Euryale was beside herself with fear. If they had found Melissa in her room her husband's fate was sealed, and she was guilty of his doom. But they could scarcely yet have opened the chambers, and the girl was clever and nimble, and might perhaps escape in time if she heard the men approaching. She eagerly flew to the window. She could see below her the stone which Melissa must move to get out; but between the wall and the stadium the street was crowded, and at every door of the Serapeum lictors were posted, even at that stone door known only to the initiated, with the temple slaughterers and other servants who seemed all to be on guard. If Melissa were to come out now she would be seized, and it must become known who had shown her the way into the hiding-place that had sheltered her.

At this moment Theokritus came leaping down the stairs, crying out to her: "The lion—a physician—where shall I find a leech?"

The matron pointed to the old man, who was one of the medical students of the sanctuary, and the favorite shouted out to him, "Come up!" and then rushed on, paying no heed to Euryale's inquiry for Melissa; but the old man laughed scornfully and shouted after him, "I am no beast-healer."

Then, turning to the lady, he added:

"I am sorry for the lion. You know me, lady. I could never till yesterday bear to see a fly hurt. But this brute! It was as a son to that bloodhound, and he shall feel for once something to grieve him. The lion has had his portion. No physician in the world can bring him to life again."

He bent his head and returned to his laboratory; but the matron understood that this kind, peaceable man, in spite of his white hair, had become a poisoner, and that the splendid, guiltless beast owed its death to him. She shuddered. Wherever this unblest man went, good turned to evil; terror, suffering, and death took the place of peace, happiness, and life. He had forced her even into the sin of disobedience to her husband and master. But now her secret hiding of Melissa against his will would be avenged. He and she alike would probably pay for the deed with their life; for the murder of his lion would inevitably rouse Caesar's wildest passions.

Still, she knew that Caracalla respected her; for her sake, perhaps, he would spare her husband. But Melissa? What would her fate be if she were dragged out of her hiding-place?—and she must be discovered! He had threatened to cast her to the beasts; and ought she not to prefer even that fearful fate to forgiveness and a fresh outburst of Caesar's passion?

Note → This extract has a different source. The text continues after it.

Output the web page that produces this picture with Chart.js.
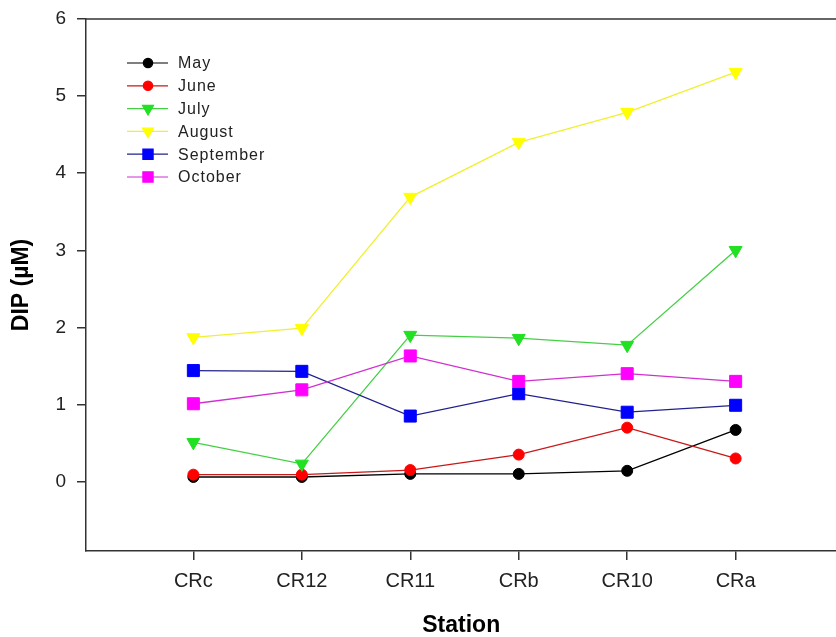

Pale and tearless, but shaken with alarms, she bent over the balustrade of the stairs and murmured a prayer commending herself, her husband, and Melissa to God. Then she hastened up the steps. The great doors leading to the chambers of mystery stood wide open, and the first person she met was her husband.

"You here?" said he in an undertone. "You may thank the gods that your kind heart did not betray you into hiding the girl here. I trembled for her and for ourselves. But there is not a sign of her; neither here nor on the secret stair. What a morning—and what a day must follow! There lies Caesar's lion. If his suspicion that it has been poisoned should be proved true, woe to this luckless city, woe to us all!"